Elisha N. Fales is one of those career men, except for one period of venture aside, but maybe he shouldn't be singled out for the majority of the EBs seem to have made a career of the air. Anyhow, he rushes off to Harvard, graduates, and then goes on to M.I.T. just to keep his hand in, specializing there in aeronautics and graduating in 1911. Oh yes---he comes to life December 23, 1887, at Lake Forest, Ill.
Like other colleges then, M.I.T. has its aero club, and Fales is its 1909 president. Flights with the club's glider begin New Years Day, 1910 in Boston. On April 3 Fales and his partner F. W. Caldwell win the first prize; Sylvester Cup at the Waltham club's glider meet for the longest glide, 800 feet. The other competitors are A. A. Merrill, George Barrows, Merrill and James V. Martin are judges.
By 1911 gliding at M.I.T. progressed to automobile towed flights. This time the glider, the club's third, resembles a Curtiss biplane, with monoplane front rudder, monoplane vertical and horizontal tail surfaces, and ailerons hinged to outer struts, all mounted on a 4-wheel chassis.
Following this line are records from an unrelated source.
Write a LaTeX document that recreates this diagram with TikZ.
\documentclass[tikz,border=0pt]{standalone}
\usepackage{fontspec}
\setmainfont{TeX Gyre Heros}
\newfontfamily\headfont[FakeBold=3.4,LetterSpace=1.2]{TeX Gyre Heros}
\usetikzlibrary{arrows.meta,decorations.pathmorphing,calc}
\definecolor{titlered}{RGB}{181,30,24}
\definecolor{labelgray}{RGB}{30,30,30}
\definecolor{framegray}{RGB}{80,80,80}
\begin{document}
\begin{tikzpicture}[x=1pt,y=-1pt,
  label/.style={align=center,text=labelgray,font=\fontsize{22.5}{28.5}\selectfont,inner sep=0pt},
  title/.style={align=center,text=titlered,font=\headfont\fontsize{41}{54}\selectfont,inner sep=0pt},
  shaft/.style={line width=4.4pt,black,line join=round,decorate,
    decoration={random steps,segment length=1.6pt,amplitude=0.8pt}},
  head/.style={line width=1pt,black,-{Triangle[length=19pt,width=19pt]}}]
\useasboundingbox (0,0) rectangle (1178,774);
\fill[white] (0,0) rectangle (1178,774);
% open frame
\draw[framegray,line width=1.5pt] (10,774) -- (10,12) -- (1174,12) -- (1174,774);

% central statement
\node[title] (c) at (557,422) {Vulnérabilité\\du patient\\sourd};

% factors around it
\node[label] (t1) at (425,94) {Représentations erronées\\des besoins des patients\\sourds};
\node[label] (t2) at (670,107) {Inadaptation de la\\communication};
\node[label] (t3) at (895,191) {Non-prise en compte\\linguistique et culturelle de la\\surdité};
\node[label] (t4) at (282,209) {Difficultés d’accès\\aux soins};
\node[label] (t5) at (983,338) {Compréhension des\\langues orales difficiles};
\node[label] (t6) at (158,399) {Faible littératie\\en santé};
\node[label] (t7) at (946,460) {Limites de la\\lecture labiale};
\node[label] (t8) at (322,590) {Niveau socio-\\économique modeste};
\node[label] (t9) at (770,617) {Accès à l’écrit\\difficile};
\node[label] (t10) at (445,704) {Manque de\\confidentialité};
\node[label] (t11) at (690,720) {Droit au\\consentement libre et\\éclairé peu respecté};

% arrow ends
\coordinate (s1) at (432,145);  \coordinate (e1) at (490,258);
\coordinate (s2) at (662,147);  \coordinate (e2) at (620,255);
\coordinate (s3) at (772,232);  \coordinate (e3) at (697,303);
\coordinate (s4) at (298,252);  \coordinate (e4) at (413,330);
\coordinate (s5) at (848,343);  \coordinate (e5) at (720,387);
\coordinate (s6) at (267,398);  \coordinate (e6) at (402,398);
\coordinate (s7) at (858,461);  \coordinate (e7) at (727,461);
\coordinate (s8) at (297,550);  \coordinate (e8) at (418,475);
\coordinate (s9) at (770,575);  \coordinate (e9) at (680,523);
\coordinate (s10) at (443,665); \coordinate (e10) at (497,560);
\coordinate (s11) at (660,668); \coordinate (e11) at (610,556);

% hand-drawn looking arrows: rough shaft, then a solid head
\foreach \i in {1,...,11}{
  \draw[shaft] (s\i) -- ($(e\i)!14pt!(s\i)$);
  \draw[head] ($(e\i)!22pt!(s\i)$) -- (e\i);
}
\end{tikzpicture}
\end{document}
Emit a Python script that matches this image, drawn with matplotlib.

The wheel and piller control apparently swings from side to side for lateral balance.
From M.I.T. the air career is sidetracked. Doctor Fales goes with Stone & Webster, the Ironwood & Bessemer Rwy. & LIght Co., and the Chicago Department of Public Service through 1914.
Next to a production job with the Curtiss company in 1915 and to a professorship at the University of Illinois, 1916.
When Hi Bingham comes to Washington the spring of 1917 to establish the grounds schools Fales is on the job with him. The Langley Field project is developing about this time and Fales switches to the Equipment Division and designs the Langley wind tunnel. The following year he is in charge of the Washington branch of the Airplane Engineering Department of Engineering Division. More or less simultaneously he writes "Learning to Fly in the U. S. Army."
He continues in the Air Service until 1927 as an engineer, when he resigns to go into private work. In 1928 he is consultant to the University of Michigan on rebuilding its wind tunnel. The next year he develops, builds and tests a controllable pitch propeller for a project of Shorty Schroeder. In 1930 he designs the 500 h.p. wind tunnel of the Aviation Corp.
Skipping the intervening years---the biographic date being missing---he is back with the Air Force at Wright Field.
courtesy of Steve Remington - CollectAir
Elisha N. Fales, 93, died of leukemia Tuesday, December 29, 1970 at the Good
Samaritan Hospital in Baltimore. Born in Lake Forest, Illinois, Fales received his B.S. degree from the Massachusetts
Institute of Technology in 1911. He flew solo April 2, 1910.
From 1916 to 1918 he was Professor of Mechanical Engineering for the University of Illinois and in 1918 began working for the Army Air Corps. In 1941 he moved to the Civil Aviation Administration. In 1957 he joined the Atlantic Research Corp., where he remained until his retirement in 1965.
He leaves a son, David, of Towson, Md., a daughter, Grace L. Tranter, of Saskatchewan, and six grandchildren.